Emission emblématique de Canal + et de son «esprit», les Guignols de l'info n'auraient probablement pas eu autant de succès sans leur personnage de Jacques Chirac. La marionnette est créée dès le lancement de l'émission, en 1988, et elle n'a cessé d'y être omniprésente, y compris après 2007, alors que celui s'était retiré de la vie publique. Décrit comme un (très) bon vivant, blagueur, verbe léger, amateur de foot, gentil truand et buveur de bière, Chirac collectionne les punchlines et les sketchs hilarants, comme ceux où il est grimé en «Super-Menteur» (époque de la campagne présidentielle de 2002, malheureusement introuvables en ligne) ou ses très nombreuses associations avec sa femme Bernadette, qu'il appelle «maman». En fait, Jacques Chirac incarne les Guignols, à égalité avec l'autre incontournable Patrick Poivre d'Arvor, qu'il appelle toujours d'un tonitruant «D'Arvor». Florilège (pas du tout exhaustif).
Chirac et Balladur
C'est le moment fondateur, celui où Chirac devient le roi des Guignols. La campagne présidentielle de 1995 voit la droite se déchirer entre Jacques Chirac et Edouard Balladur, alors Premier ministre. Longtemps, ce dernier part favori pour remporter l'élection, mais Chirac, donné pour mort en janvier, finit par être élu à l'Elysée en mai. Aux Guignols, Balladur est dépeint en aristocrate coincé, surnommé «couille molle» par un Chirac virevoltant («Mangez des pommes») - au point que l'on accusera l'émission d'avoir largement contribué au capital sympathie du Corrézien, accusation répétée en 2002. Grand classique de l'époque : Jacques Chirac et Philippe Seguin transformés en flingueurs de Pulp Fiction qui règlent leurs comptes aux pro-Balladur Nicolas Sarkozy, François Léotard et Gérard Longuet. Puis viennent l'élection et son entrée à l'Elysée. «Putain, deux ans», le slogan lancé en 1993 devient «putain, sept ans». Surtout, la marionnette savoure sa victoire sur Balladur : «J'ai niqué couille molle !»
Chirac et Sarkozy
A partir de 2002 et du deuxième mandat de Jacques Chirac, c'est la figure de Nicolas Sarkozy qui émerge comme principal «meilleur ennemi» de la marionnette star. Une relation en fait plus ancienne, puisque Sarkozy était présenté dès 1995 par les Guignols comme le bras droit de Balladur qui avait trahi Chirac. Déjà, à l'époque, des sketchs mettent en scène celui qui n'est que le maire de Neuilly cherchant à se rabibocher…

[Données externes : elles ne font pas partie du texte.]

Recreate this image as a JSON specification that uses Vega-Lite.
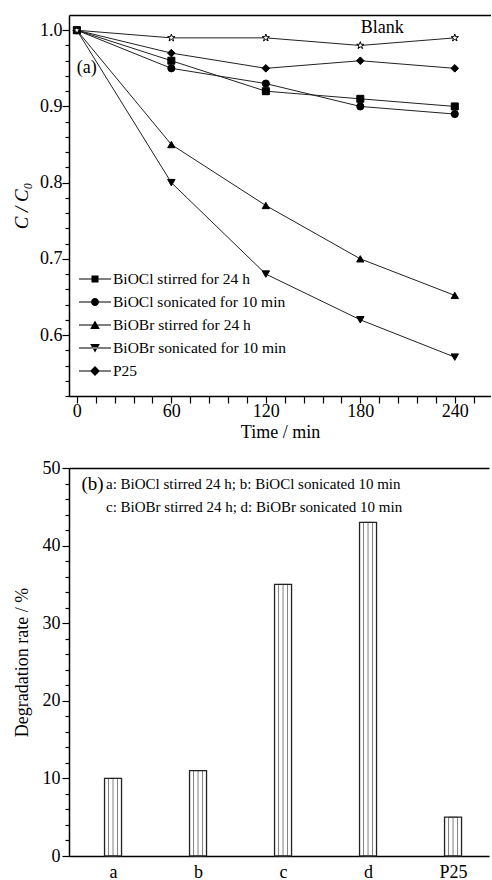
{
  "$schema": "https://vega.github.io/schema/vega-lite/v6.json",
  "padding": {"left": 12, "top": 15, "right": 0, "bottom": 0},
  "spacing": 18,
  "config": {
    "font": "Liberation Serif",
    "view": {"stroke": null},
    "axis": {"labelFont": "Liberation Serif", "titleFont": "Liberation Serif", "labelColor": "black", "titleColor": "black", "domainColor": "black", "tickColor": "black", "labelFontSize": 18, "titleFontSize": 18, "titleFontWeight": "normal", "domainWidth": 1.5, "tickWidth": 1.2, "grid": false}
  },
  "datasets": {
    "kin": [
      {"series": "BiOCl stirred for 24 h", "time": 0, "value": 1.0},
      {"series": "BiOCl stirred for 24 h", "time": 60, "value": 0.96},
      {"series": "BiOCl stirred for 24 h", "time": 120, "value": 0.92},
      {"series": "BiOCl stirred for 24 h", "time": 180, "value": 0.91},
      {"series": "BiOCl stirred for 24 h", "time": 240, "value": 0.90},
      {"series": "BiOCl sonicated for 10 min", "time": 0, "value": 1.0},
      {"series": "BiOCl sonicated for 10 min", "time": 60, "value": 0.95},
      {"series": "BiOCl sonicated for 10 min", "time": 120, "value": 0.93},
      {"series": "BiOCl sonicated for 10 min", "time": 180, "value": 0.90},
      {"series": "BiOCl sonicated for 10 min", "time": 240, "value": 0.89},
      {"series": "BiOBr stirred for 24 h", "time": 0, "value": 1.0},
      {"series": "BiOBr stirred for 24 h", "time": 60, "value": 0.85},
      {"series": "BiOBr stirred for 24 h", "time": 120, "value": 0.77},
      {"series": "BiOBr stirred for 24 h", "time": 180, "value": 0.70},
      {"series": "BiOBr stirred for 24 h", "time": 240, "value": 0.652},
      {"series": "BiOBr sonicated for 10 min", "time": 0, "value": 1.0},
      {"series": "BiOBr sonicated for 10 min", "time": 60, "value": 0.80},
      {"series": "BiOBr sonicated for 10 min", "time": 120, "value": 0.68},
      {"series": "BiOBr sonicated for 10 min", "time": 180, "value": 0.62},
      {"series": "BiOBr sonicated for 10 min", "time": 240, "value": 0.571},
      {"series": "P25", "time": 0, "value": 1.0},
      {"series": "P25", "time": 60, "value": 0.97},
      {"series": "P25", "time": 120, "value": 0.95},
      {"series": "P25", "time": 180, "value": 0.96},
      {"series": "P25", "time": 240, "value": 0.95},
      {"series": "Blank", "time": 0, "value": 1.0},
      {"series": "Blank", "time": 60, "value": 0.99},
      {"series": "Blank", "time": 120, "value": 0.99},
      {"series": "Blank", "time": 180, "value": 0.98},
      {"series": "Blank", "time": 240, "value": 0.99}
    ],
    "deg": [
      {"pos": 1, "rate": 10},
      {"pos": 2, "rate": 11},
      {"pos": 3, "rate": 35},
      {"pos": 4, "rate": 43},
      {"pos": 5, "rate": 5}
    ]
  },
  "vconcat": [
    {
      "width": 422,
      "height": 381,
      "resolve": {"scale": {"shape": "independent"}, "axis": {"x": "independent", "y": "independent"}},
      "layer": [
        {
          "data": {"name": "kin"},
          "mark": {"type": "line", "color": "#222", "strokeWidth": 1},
          "encoding": {
            "x": {"field": "time", "type": "quantitative", "scale": {"domain": [-5, 263], "nice": false, "zero": false},
              "axis": {"orient": "bottom", "title": "Time / min", "values": [0,12,24,36,48,60,72,84,96,108,120,132,144,156,168,180,192,204,216,228,240,252],
                "labelExpr": "datum.value % 60 === 0 ? datum.label : ''",
                "ticks": true, "tickSize": 7,
                "encode": {"ticks": {"update": {"y2": {"signal": "datum.value % 60 === 0 ? -7 : -4"}}}},
                "labelPadding": -1, "titlePadding": 3}},
            "y": {"field": "value", "type": "quantitative", "scale": {"domain": [0.52, 1.02], "nice": false, "zero": false},
              "axis": {"orient": "left", "title": "C / C₀", "titleFontStyle": "italic", "titleFontSize": 19, "values": [0.6, 0.7, 0.8, 0.9, 1.0], "format": ".1f",
                "ticks": true, "tickSize": 7,
                "encode": {"ticks": {"update": {"x2": {"value": 7}}}},
                "labelPadding": 0, "titlePadding": 8}},
            "detail": {"field": "series"}
          }
        },
        {
          "data": {"name": "kin"},
          "mark": {"type": "point", "filled": false, "stroke": "black", "strokeWidth": 1, "opacity": 1},
          "encoding": {
            "x": {"field": "time", "type": "quantitative", "axis": null},
            "y": {"field": "value", "type": "quantitative",
              "axis": {"orient": "left", "title": null, "labels": false, "domain": false, "ticks": true, "tickSize": 4,
                "values": [0.52,0.54,0.56,0.58,0.62,0.64,0.66,0.68,0.72,0.74,0.76,0.78,0.82,0.84,0.86,0.88,0.92,0.94,0.96,0.98],
                "encode": {"ticks": {"update": {"x2": {"value": 4}}}}}},
            "shape": {"field": "series", "type": "nominal", "legend": null,
              "scale": {"domain": ["BiOCl stirred for 24 h", "BiOCl sonicated for 10 min", "BiOBr stirred for 24 h", "BiOBr sonicated for 10 min", "P25", "Blank"],
                "range": ["square", "circle", "triangle-up", "triangle-down", "diamond", "M0,-1L0.223,-0.307L0.951,-0.309L0.361,0.117L0.588,0.809L0,0.38L-0.588,0.809L-0.361,0.117L-0.951,-0.309L-0.223,-0.307Z"]}},
            "fill": {"field": "series", "type": "nominal", "legend": null,
              "scale": {"domain": ["BiOCl stirred for 24 h", "BiOCl sonicated for 10 min", "BiOBr stirred for 24 h", "BiOBr sonicated for 10 min", "P25", "Blank"],
                "range": ["black", "black", "black", "black", "black", "white"]}},
            "size": {"field": "series", "type": "nominal", "legend": null,
              "scale": {"domain": ["BiOCl stirred for 24 h", "BiOCl sonicated for 10 min", "BiOBr stirred for 24 h", "BiOBr sonicated for 10 min", "P25", "Blank"],
                "range": [49, 60, 75, 75, 85, 95]}}
          }
        },
        {
          "data": {"name": "kin"},
          "transform": [{"filter": "datum.series !== 'Blank'"}],
          "mark": {"type": "point", "filled": true, "color": "black", "opacity": 0},
          "encoding": {
            "x": {"field": "time", "type": "quantitative", "axis": null},
            "y": {"field": "value", "type": "quantitative", "axis": null},
            "shape": {"field": "series", "type": "nominal",
              "scale": {"domain": ["BiOCl stirred for 24 h", "BiOCl sonicated for 10 min", "BiOBr stirred for 24 h", "BiOBr sonicated for 10 min", "P25"],
                "range": [
                  "M-1,-0.065H3V0.065H-1ZM0.56,-0.44H1.44V0.44H0.56Z",
                  "M-1,-0.065H3V0.065H-1ZM1.5,0A0.5,0.5,0,1,1,0.5,0A0.5,0.5,0,1,1,1.5,0Z",
                  "M-1,-0.065H3V0.065H-1ZM1,-0.55L1.6,0.5H0.4Z",
                  "M-1,-0.065H3V0.065H-1ZM1,0.55L1.6,-0.5H0.4Z",
                  "M-1,-0.065H3V0.065H-1ZM1,-0.62L1.62,0L1,0.62L0.38,0Z"
                ]},
              "legend": {"orient": "none", "legendX": 10, "legendY": 256, "title": null, "labelFont": "Liberation Serif", "labelFontSize": 15.5, "labelColor": "black", "labelLimit": 400, "symbolSize": 256, "labelOffset": 18, "rowPadding": 6, "symbolOpacity": 1, "symbolFillColor": "black", "symbolStrokeWidth": 0}}
          }
        },
        {
          "data": {"values": [{"time": 0, "value": 0.951, "label": "(a)"}]},
          "mark": {"type": "text", "align": "left", "baseline": "middle", "fontSize": 18, "font": "Liberation Serif", "color": "black"},
          "encoding": {
            "x": {"field": "time", "type": "quantitative", "axis": {"orient": "top", "title": null, "labels": false, "ticks": false, "domain": true}},
            "y": {"field": "value", "type": "quantitative", "axis": null},
            "text": {"field": "label"}
          }
        },
        {
          "data": {"values": [{"time": 194, "value": 1.003, "label": "Blank"}]},
          "mark": {"type": "text", "align": "center", "baseline": "middle", "fontSize": 18, "font": "Liberation Serif", "color": "black"},
          "encoding": {
            "x": {"field": "time", "type": "quantitative", "axis": null},
            "y": {"field": "value", "type": "quantitative", "axis": null},
            "text": {"field": "label"}
          }
        }
      ]
    },
    {
      "width": 420,
      "height": 388,
      "resolve": {"axis": {"x": "independent", "y": "independent"}},
      "layer": [
        {
          "data": {"name": "deg"},
          "mark": {"type": "bar", "width": 17, "fill": "white", "strokeWidth": 0},
          "encoding": {
            "x": {"field": "pos", "type": "quantitative", "scale": {"domain": [0.482, 5.423], "nice": false, "zero": false, "padding": 0},
              "axis": {"orient": "bottom", "title": null, "values": [1,2,3,4,5], "labelExpr": "['','a','b','c','d','P25'][datum.value]", "ticks": false, "labelPadding": 7}},
            "y": {"field": "rate", "type": "quantitative", "scale": {"domain": [0, 50], "nice": false},
              "axis": {"orient": "left", "title": "Degradation rate / %", "values": [0, 10, 20, 30, 40, 50],
                "ticks": true, "tickSize": 7,
                "encode": {"ticks": {"update": {"x2": {"value": 7}}}},
                "labelPadding": 2, "titlePadding": 11}}
          }
        },
        {
          "data": {"name": "deg"},
          "mark": {"type": "bar", "width": 9, "fillOpacity": 0, "stroke": "#808080", "strokeWidth": 1},
          "encoding": {
            "x": {"field": "pos", "type": "quantitative", "axis": null},
            "y": {"field": "rate", "type": "quantitative",
              "axis": {"orient": "left", "title": null, "labels": false, "domain": false, "ticks": true, "tickSize": 4,
                "values": [2,4,6,8,12,14,16,18,22,24,26,28,32,34,36,38,42,44,46,48],
                "encode": {"ticks": {"update": {"x2": {"value": 4}}}}}}
          }
        },
        {
          "data": {"name": "deg"},
          "mark": {"type": "rule", "color": "#808080", "strokeWidth": 1},
          "encoding": {
            "x": {"field": "pos", "type": "quantitative", "axis": null},
            "y": {"field": "rate", "type": "quantitative", "axis": null},
            "y2": {"datum": 0}
          }
        },
        {
          "data": {"name": "deg"},
          "mark": {"type": "bar", "width": 17, "fillOpacity": 0, "stroke": "#222", "strokeWidth": 1.3},
          "encoding": {
            "x": {"field": "pos", "type": "quantitative", "axis": null},
            "y": {"field": "rate", "type": "quantitative", "axis": null}
          }
        },
        {
          "data": {"values": [{"pos": 0.758, "rate": 48.0, "label": "(b)"}]},
          "mark": {"type": "text", "align": "center", "baseline": "middle", "fontSize": 19, "font": "Liberation Serif", "color": "black"},
          "encoding": {
            "x": {"field": "pos", "type": "quantitative", "axis": {"orient": "top", "title": null, "labels": false, "ticks": false, "domain": true}},
            "y": {"field": "rate", "type": "quantitative", "axis": null},
            "text": {"field": "label"}
          }
        },
        {
          "data": {"values": [
            {"pos": 0.917, "rate": 48.0, "label": "a: BiOCl stirred 24 h; b: BiOCl sonicated 10 min"},
            {"pos": 0.917, "rate": 45.0, "label": "c: BiOBr stirred 24 h; d: BiOBr sonicated 10 min"}
          ]},
          "mark": {"type": "text", "align": "left", "baseline": "middle", "fontSize": 15, "font": "Liberation Serif", "color": "black"},
          "encoding": {
            "x": {"field": "pos", "type": "quantitative", "axis": null},
            "y": {"field": "rate", "type": "quantitative", "axis": null},
            "text": {"field": "label"}
          }
        }
      ]
    }
  ]
}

Les Guignols vont souvent jouer sur la filliation Balladur-Sarkozy, comme dans le célèbre sketch «Gangs of RPR», parodie du film Gangs of New York, où le premier veut venger le second, qu'il a vu tué par Chirac lorsqu'il était enfant.
«Petite couille nerveuse», «petite crotte», «le nabot»… Chirac président assiste impuissant à l'ascension de Sarkozy, mais sa marionnette ne se prive pas de l'affubler des surnoms les plus ridicules, comme lorsqu'il lui apporte son soutien pour la présidence de l'UMP en 2004.
Chirac président
Durant les douze années de présidence de Jacques Chirac, il ne se passe sans doute pas un jour sans qu'il n'apparaisse aux Guignols. Tout est prétexte à sortir sa marionnette, placée parfois dans des situations absurdes, comme lorsqu'il déconne au téléphone avec ses potes George W. Bush et Boris Eltsine à coups de «wazzzaaaaaa»…
Le côté démagogue-vendeur de tapis de Chirac est aussi régulièrement moqué, comme lorsqu'il se met à parler créole au retour d'un voyage aux Antilles et prétend qu'il s'agit de sa langue natale : «Jusqu'à l'âge de 15 ans, j'étais noir.»
Chirac et le lol
Avant Internet, le LOL existait déjà et la marionnette de Chirac aux Guignols en était l'un de ses meilleurs ambassadeurs. En 2001, la chanson Gomez et Tavarès (avec notamment Dadoo), qui parle de deux flics ripoux, cartonne à la radio. Les Guignols la parodient en «Chirac et Bernadette», mouillés jusqu'au cou dans les affaires mais jamais inquiétés. Parfait.
D’ailleurs, pour symboliser son habileté à échapper aux différentes affaires qui l’entourent, les auteurs de l’émission vont jusqu’à inventer un jeu : le «chat-bite», qui devient «chat-minou» avec Elisabeth Guigou.
Enfin, le Chirac de latex a aussi ses marottes, notamment la technologie, les auteurs reprenant à de nombreuses reprises la bourde du Président qui transforma la souris d’ordinateur en «mulot».